US 11,748,340 B2
Data pair generating method, apparatus, electronic device and storage medium
Lijie Wang, Beijing (CN); and Ao Zhang, Beijing (CN)
Assigned to BEIJING BAIDU NETCOM SCIENCE AND TECHNOLOGY CO., LTD., Beijing (CN)
Filed by BEIJING BAIDU NETCOM SCIENCE AND TECHNOLOGY CO., LTD., Beijing (CN)
Filed on Jul. 23, 2021, as Appl. No. 17/383,642.
Claims priority of application No. 202011410065.5 (CN), filed on Dec. 3, 2020.
Prior Publication US 2022/0179847 A1, Jun. 9, 2022
Int. Cl.

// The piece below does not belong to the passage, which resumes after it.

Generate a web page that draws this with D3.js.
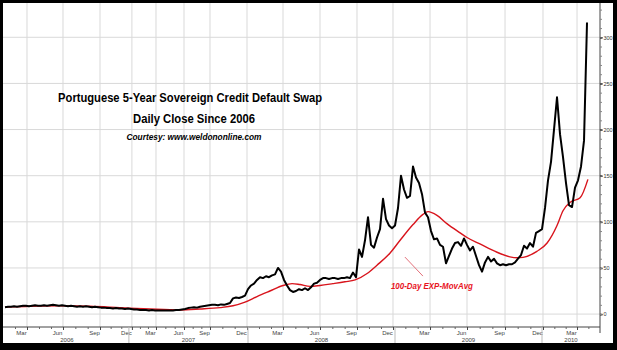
<!DOCTYPE html>
<html><head><meta charset="utf-8">
<script src="https://cdn.jsdelivr.net/npm/d3@7"></script>
<style>body{margin:0;background:#000}svg{display:block}</style>
</head><body><svg id="c" width="617" height="350"></svg>
<script>
// Daily close (sampled), Portuguese 5Y CDS, bps — one value per bar index
const cds = [
7.5,8,8,8.5,8,8.5,9,9,8.5,9,
9.5,9,9,9.5,9,9.5,10,9.5,9,9.5,
9,8.5,9,8.5,8,8.5,8,8.5,8,7.5,
8,7.5,7,7,6.5,6.5,6,6.5,6,6,
5.5,6,5.5,5,5,4.5,4.5,4.5,4,4.5,
4,4,4,4,4,4,4,4.5,4.5,5,
5.5,6.5,7,7.5,7,8,8.5,9,9.5,10,
10,9.5,10.5,10,11,12,17,18,17.5,18.5,
20,27,31,33,37,40,39,41,40,42,
43,50,46,37,31,26,24,25,27,26,
28,26,29,33,34,37,39,39,38,39,
39,38,39,39,40,39,45,40,70,62,
80,105,75,72,83,92,125,103,96,93,
96,115,150,135,126,128,160,148,142,130,
110,105,90,81,82,75,73,55,63,71,
77,78,74,82,75,69,73,63,53,46,
56,62,57,60,55,53,54,53,54,54,
56,60,64,74,71,77,73,88,90,92,
115,145,165,200,235,195,170,142,118,116,
137,145,160,188,316
];
// 100-day exponential moving average: [bar index, bps]
const ema = [
[0,7.5],[8.3,8.5],[18.3,9],[28.3,8.5],[38.3,7],[48.3,5.5],[58.3,4.5],[65,5.5],
[71.7,7],[76,9],[80,13],[84,19],[88.3,25],[92.7,31],[95.7,33],[98.3,32],
[101.7,30],[105,31],[109.3,33],[113.3,35],[116.7,37],[120.7,44],[124,53],
[128.3,66],[131.7,80],[136,97],[139.3,108],[141,111],[144,107],[147.3,98],
[151.7,88],[154,83],[158.3,76],[164,67],[168.3,62],[170.7,61],[172.7,61.5],
[177.3,68],[180.7,77],[184,96],[186,112],[188.3,121],[191.7,126],[194.3,146]
];
const monthLabels = ["Mar","Jun","Sep","Dec","Mar","Jun","Sep","Dec","Mar","Jun","Sep","Dec","Mar","Jun","Sep","Dec","Mar"];
const monthIdx = [7.33,19.33,31.67,42.3,50.33,59.67,68.33,80.67,92.67,105,117.33,129.33,141.67,154,166.67,179.33,190.67];
const yearLabels = ["2006","2007","2008","2009","2010"];
const yearBounds = [0,41.3,81,130,179,198.33];
const yTicks = [0,50,100,150,200,250,300];
const titleLines = ["Portuguese 5-Year Sovereign Credit Default Swap","Daily Close Since 2006","Courtesy: www.weldononline.com"];
const emaLabel = "100-Day EXP-MovAvg";

const svg = d3.select("#c");
const W = 617, H = 350;
const L = 5, R = 600, T = 3, B = 327;
svg.append("rect").attr("width",W).attr("height",H).attr("fill","#000");
svg.append("rect").attr("x",3).attr("y",3).attr("width",610).attr("height",340).attr("fill","#fff");

const x = d3.scaleLinear().domain([0,198.33]).range([L,R]);
const y = d3.scaleLinear().domain([-14,335]).range([B,5]);
const af = "'Liberation Sans Narrow','Arial Narrow','Liberation Sans',sans-serif";

// grid
const g = svg.append("g");
g.selectAll("line.vg").data(monthIdx).join("line")
  .attr("x1",d=>x(d)).attr("x2",d=>x(d)).attr("y1",T).attr("y2",B)
  .attr("stroke","#d9d9d9").attr("stroke-width",1);
g.selectAll("line.hg").data(yTicks).join("line")
  .attr("x1",3).attr("x2",R).attr("y1",d=>y(d)).attr("y2",d=>y(d))
  .attr("stroke","#d9d9d9").attr("stroke-width",1);

// annotation pointer
svg.append("line")
  .attr("x1",x(133.3)).attr("y1",y(61.8)).attr("x2",x(139.3)).attr("y2",y(41.2))
  .attr("stroke","#e3707a").attr("stroke-width",1);

// lines
svg.append("path").datum(ema)
  .attr("d",d3.line().x(d=>x(d[0])).y(d=>y(d[1])).curve(d3.curveMonotoneX))
  .attr("fill","none").attr("stroke","#d8141c").attr("stroke-width",1.4);
svg.append("path").datum(cds)
  .attr("d",d3.line().x((d,i)=>x(i)).y(d=>y(d)))
  .attr("fill","none").attr("stroke","#000").attr("stroke-width",2).attr("stroke-linejoin","round");

// axes frame
svg.append("line").attr("x1",3).attr("x2",R).attr("y1",B).attr("y2",B).attr("stroke","#444").attr("stroke-width",1);
svg.append("line").attr("x1",R).attr("x2",R).attr("y1",T).attr("y2",333).attr("stroke","#444").attr("stroke-width",1);

// right axis
const ya = svg.append("g").attr("transform",`translate(${R},0)`)
  .call(d3.axisRight(y).tickValues(yTicks).tickSize(2.5).tickPadding(1));
ya.select(".domain").remove();
ya.selectAll("line").attr("stroke","#000").attr("stroke-width",1.6);
ya.selectAll("text").attr("font-family",af).attr("font-size",5.5).attr("fill","#333");
const ym = svg.append("g").attr("transform",`translate(${R},0)`)
  .call(d3.axisRight(y).tickValues(d3.range(0,331,10)).tickSize(2).tickFormat(""));
ym.select(".domain").remove();
ym.selectAll("line").attr("stroke","#888");

// bottom axis: minor month ticks
const minor = [];
for (let k=0;k<monthIdx.length-1;k++){const a=monthIdx[k],b=monthIdx[k+1];minor.push(a+(b-a)/3,a+2*(b-a)/3);}
minor.push(monthIdx[0]-(monthIdx[1]-monthIdx[0])/3, monthIdx[0]-2*(monthIdx[1]-monthIdx[0])/3);
const last = monthIdx[monthIdx.length-1], prev = monthIdx[monthIdx.length-2];
minor.push(last+(last-prev)/3, last+2*(last-prev)/3);
const xm = svg.append("g").attr("transform",`translate(0,${B})`)
  .call(d3.axisBottom(x).tickValues(minor.filter(d=>d>0&&d<198)).tickSize(2).tickFormat(""));
xm.select(".domain").remove();
xm.selectAll("line").attr("stroke","#666");
const xa = svg.append("g").attr("transform",`translate(0,${B})`)
  .call(d3.axisBottom(x).tickValues(monthIdx).tickSize(3).tickPadding(1).tickFormat((d,i)=>monthLabels[i]));
xa.select(".domain").remove();
xa.selectAll("line").attr("stroke","#444");
xa.selectAll("text").attr("dx",-6).attr("font-family",af).attr("font-size",6).attr("fill","#444");

// year dividers and labels
svg.selectAll("line.yd").data(yearBounds.slice(1,-1)).join("line")
  .attr("x1",d=>x(d)).attr("x2",d=>x(d)).attr("y1",B).attr("y2",343)
  .attr("stroke","#bbb").attr("stroke-width",1);
svg.selectAll("text.yl").data(yearLabels).join("text")
  .attr("x",(d,i)=>(x(yearBounds[i])+x(yearBounds[i+1]))/2).attr("y",341.5)
  .attr("text-anchor","middle")
  .attr("font-family",af).attr("font-size",6).attr("fill","#444")
  .text(d=>d);

// titles
const tf = "'Liberation Sans Narrow','Arial Narrow','Liberation Sans',Arial,sans-serif";
const tpos = [[61.7,229.8,12.5,264,"normal"],[63,207,12.5,122,"normal"],[63,188.6,9,135,"italic"]];
titleLines.forEach((t,i)=>{
  svg.append("text").attr("x",x(tpos[i][0])).attr("y",y(tpos[i][1]))
    .attr("text-anchor","middle").attr("font-family",tf).attr("font-weight","bold")
    .attr("font-style",tpos[i][4]).attr("font-size",tpos[i][2])
    .attr("textLength",tpos[i][3]).attr("lengthAdjust","spacingAndGlyphs")
    .attr("fill","#000").text(t);
});
svg.append("text").attr("x",x(142.3)).attr("y",y(27.1))
  .attr("text-anchor","middle").attr("font-family",tf).attr("font-weight","bold")
  .attr("font-style","italic").attr("font-size",9)
  .attr("textLength",82).attr("lengthAdjust","spacingAndGlyphs")
  .attr("fill","#e8141e").text(emaLabel);
</script></body></html>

G06F 16/00 (2019.01); G06F 16/242 (2019.01); G06F 16/245 (2019.01); G06F 40/205 (2020.01); G06F 40/30 (2020.01)
CPC G06F 16/242 (2019.01) [G06F 16/245 (2019.01); G06F 40/205 (2020.01); G06F 40/30 (2020.01)] 14 Claims
OG exemplary drawing
 
1. A method for generating data pair, comprising:
generating M Structured Query Language SQL query statements for a given database, where M is a positive integer greater than one;
performing the following processing for each SQL query statement: dividing the SQL query statement into at least one SQL clause; obtaining a question description corresponding to each SQL clause; combining the question descriptions to obtain a question corresponding to the SQL query statement,
wherein the obtaining a question description corresponding to each SQL clause comprises:
for any SQL clause, generating the question description corresponding to the SQL clause by using a pre-trained generation model,
wherein training to obtain the generation model comprises:
constructing an SQL clause-question description pair according to an existing question-SQL query statement pair, and training according to the SQL clause-question description pair to obtain the generation model,
wherein the constructing an SQL clause-question description pair according to an existing question-SQL query statement pair comprises:
performing the following processing for any question-SQL query statement pair:
dividing the SQL query statement in the question-SQL query statement pair into at least one SQL clause;
obtaining the question description corresponding to each SQL clause; wherein the question description corresponding to any SQL clause includes: problem fragments of the question in the question-SQL query statement pair covering all units in the SQL clause.